Calendly is dangerous to Howie because it can copy the same email based scheduling behavior and ship it to a much bigger audience overnight. Callie lets users CC an assistant into an email thread, reads the thread, checks live availability, and replies on the user’s behalf, which is the core interaction that makes Howie feel useful. Calendly already sits on top of a large scheduling product with broad company adoption and growing revenue, so distribution matters as much as product quality here.

  • Calendly reports that Callie works by adding callie@calendly.com to the To or CC field, then using the account’s existing event rules and availability to answer in thread.
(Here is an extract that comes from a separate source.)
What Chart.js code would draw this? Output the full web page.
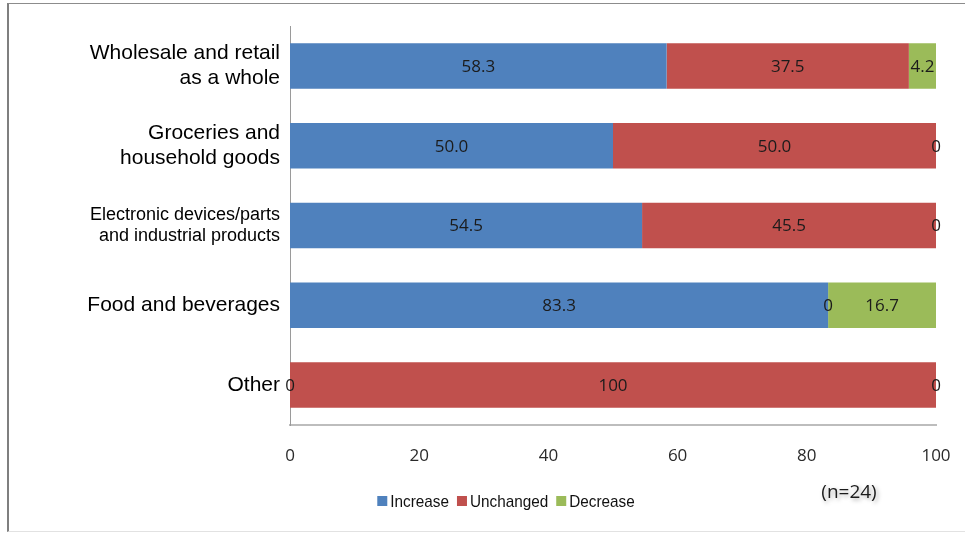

That means the new product is not a separate workflow. It is an extra layer on top of habits Calendly users already have.
  • Calendly is not starting from zero. The company profile notes a scheduling product used across sales, recruiting, and customer teams, and internal estimates put Calendly at $349M of revenue in 2024, up from $249M in 2023. A feature launched into that base can spread faster than a standalone assistant sold account by account.
  • The competitive risk is bundle compression. Calendly already handles booking links and meeting operations, and its help center now shows AI assistant features for meeting, contact, and recap information. If scheduling by email, booking pages, reminders, and AI assistance are bought in one suite, buyers may stop paying separately for an AI secretary unless it is clearly better.

The market is moving toward scheduling becoming an AI layer inside larger calendar and workflow products. That pushes Howie to win on places where bundled tools are still weak, especially high accuracy, edge case handling, and white glove coordination across messy real world calendars, because basic email scheduling is getting absorbed into the incumbent stack.